PURITAN INSURANCE COMPANY, PLAINTIFF-APPELLEE, AND TWIN CITY FIRE INSURANCE COMPANY, INTERVENING PLAINTIFF-APPELLEE
v.
ALDAN RUBBER COMPANY, DEFENDANT-APPELLANT



On Appeal from the United States District Court for the Eastern District of Pennsylvania, D.C. No. 86-2937, Hon. Charles R. Weiner, District Judge.

Gibbons, Chief Judge, Hutchinson and Hunter, Circuit Judges.

Author: Gibbons

Order

It is hereby ORDERED that the slip opinion in the above matter dated January 30, 1989 is hereby vacated and the attached opinion dated February 1, 1989 is filed in its place.

Opinion OF THE COURT

GIBBONS, Chief Judge

Aldan Rubber Company, a manufacturer of polyurethane coatings, and an insured under general liability insurance policies issued by Puritan Insurance Company and Twin City Fire Insurance Company, appeals from a summary judgment in favor of the insurance companies in their action seeking a declaratory judgment that they need not defend or indemnify in connection with a suit against Aldan pending in the United States District Court for the District of Delaware.

Puritan Insurance Company has moved to dismiss Aldan's appeal against it as untimely because the summary judgment against it was entered on February 8, 1988, and the notice of appeal was filed on July 21, 1988. The motion will be denied. den Twin City Fire Insurance Company was permitted to intervene the case fell within the terms of Fed. R. Civ. P. 54(b). No final judgment was entered, therefore, until the court granted Twin City's summary judgment motion on June 22, 1988. Thus the appeal was timely.
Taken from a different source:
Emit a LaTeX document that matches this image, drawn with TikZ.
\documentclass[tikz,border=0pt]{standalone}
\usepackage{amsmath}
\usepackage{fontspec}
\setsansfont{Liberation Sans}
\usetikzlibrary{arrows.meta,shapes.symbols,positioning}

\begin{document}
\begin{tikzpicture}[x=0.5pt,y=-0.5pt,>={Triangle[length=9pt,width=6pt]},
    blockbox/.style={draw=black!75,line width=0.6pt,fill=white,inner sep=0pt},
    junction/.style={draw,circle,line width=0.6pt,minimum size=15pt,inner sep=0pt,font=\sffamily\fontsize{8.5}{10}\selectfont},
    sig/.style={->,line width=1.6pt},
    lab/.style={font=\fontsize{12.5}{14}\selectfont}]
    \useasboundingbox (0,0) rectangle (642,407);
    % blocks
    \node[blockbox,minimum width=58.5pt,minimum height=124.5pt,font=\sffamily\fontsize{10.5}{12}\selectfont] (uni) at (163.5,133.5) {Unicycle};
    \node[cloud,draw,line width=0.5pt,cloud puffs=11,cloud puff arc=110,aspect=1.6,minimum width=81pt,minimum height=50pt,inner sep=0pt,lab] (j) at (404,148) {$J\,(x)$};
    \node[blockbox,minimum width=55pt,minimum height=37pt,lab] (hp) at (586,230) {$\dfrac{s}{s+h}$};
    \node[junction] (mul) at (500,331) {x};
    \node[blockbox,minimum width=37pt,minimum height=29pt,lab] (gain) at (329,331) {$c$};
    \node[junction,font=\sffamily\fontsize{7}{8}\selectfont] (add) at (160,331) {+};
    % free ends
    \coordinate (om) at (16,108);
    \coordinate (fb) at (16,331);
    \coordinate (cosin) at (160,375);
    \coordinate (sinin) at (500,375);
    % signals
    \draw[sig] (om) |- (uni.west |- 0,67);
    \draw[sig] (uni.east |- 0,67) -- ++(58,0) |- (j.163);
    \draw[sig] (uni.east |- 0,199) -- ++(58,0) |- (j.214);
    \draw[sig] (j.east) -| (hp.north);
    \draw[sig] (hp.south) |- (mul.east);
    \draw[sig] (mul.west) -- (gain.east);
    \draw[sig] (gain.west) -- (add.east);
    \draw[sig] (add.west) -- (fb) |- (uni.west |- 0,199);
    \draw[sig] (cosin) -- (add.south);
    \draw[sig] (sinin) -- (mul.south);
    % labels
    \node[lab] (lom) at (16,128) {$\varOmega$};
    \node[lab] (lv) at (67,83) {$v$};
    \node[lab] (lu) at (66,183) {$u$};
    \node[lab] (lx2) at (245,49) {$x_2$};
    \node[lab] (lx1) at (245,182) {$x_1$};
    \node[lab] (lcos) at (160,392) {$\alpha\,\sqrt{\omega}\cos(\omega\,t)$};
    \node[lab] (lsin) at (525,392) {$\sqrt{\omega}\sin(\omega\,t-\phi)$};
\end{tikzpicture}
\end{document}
The underlying claim is by East-Wind Industries, Inc. v. Aldan Rubber Company, Civil Action No. 86-27 (D. Del.). It alleges that it purchased coated fabric from Tan-Tex Industries, Inc. to use in manufacturing parkas for the military, that Aldan manufactured the polyurethane coating on the fabric, which it certifies would produce fabric which complied with MIL-C43906A.
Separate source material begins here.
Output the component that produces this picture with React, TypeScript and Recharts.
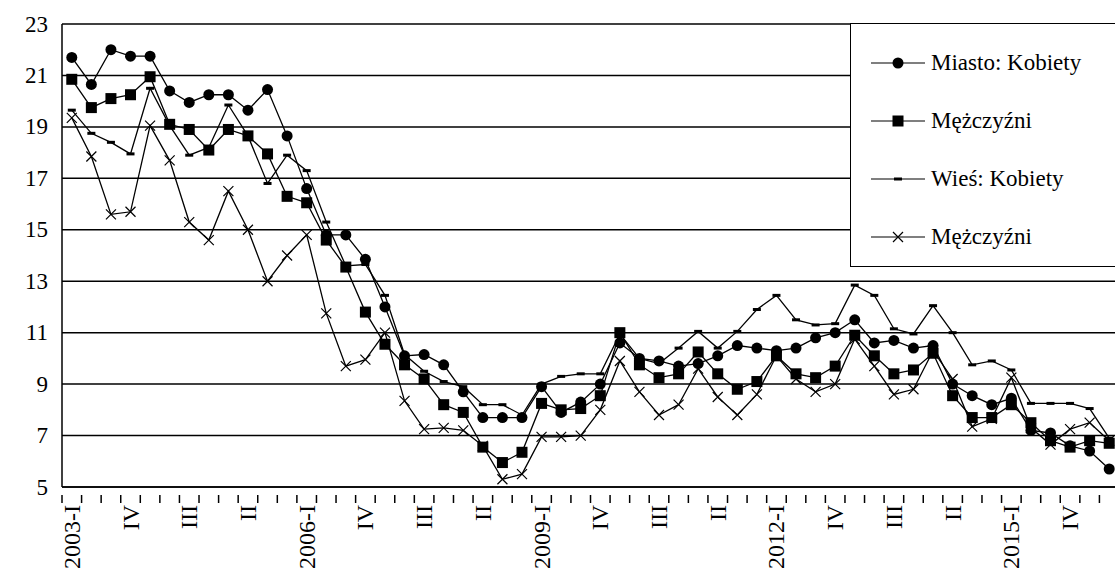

The policy exclusion on which the district court relied in granting summary judgment to the general liability insurers reads:

This insurance does not apply:

(m) to loss of use of tangible property which has not been physically injured or destroyed resulting from:

(1) a delay in or lack of performance by or on behalf of the named insured of any contract or agreement, or

(2) the failure of the named insured's product or work performed by or on behalf of the named insured to meet the level of performance, quality, fitness or durability warranted or represented by the named insured; but this exclusion does not apply to loss of use of other tangible property resulting from the sudden and accidental physical injury to or destruction of the named insured's product or work performed by or on behalf of the ...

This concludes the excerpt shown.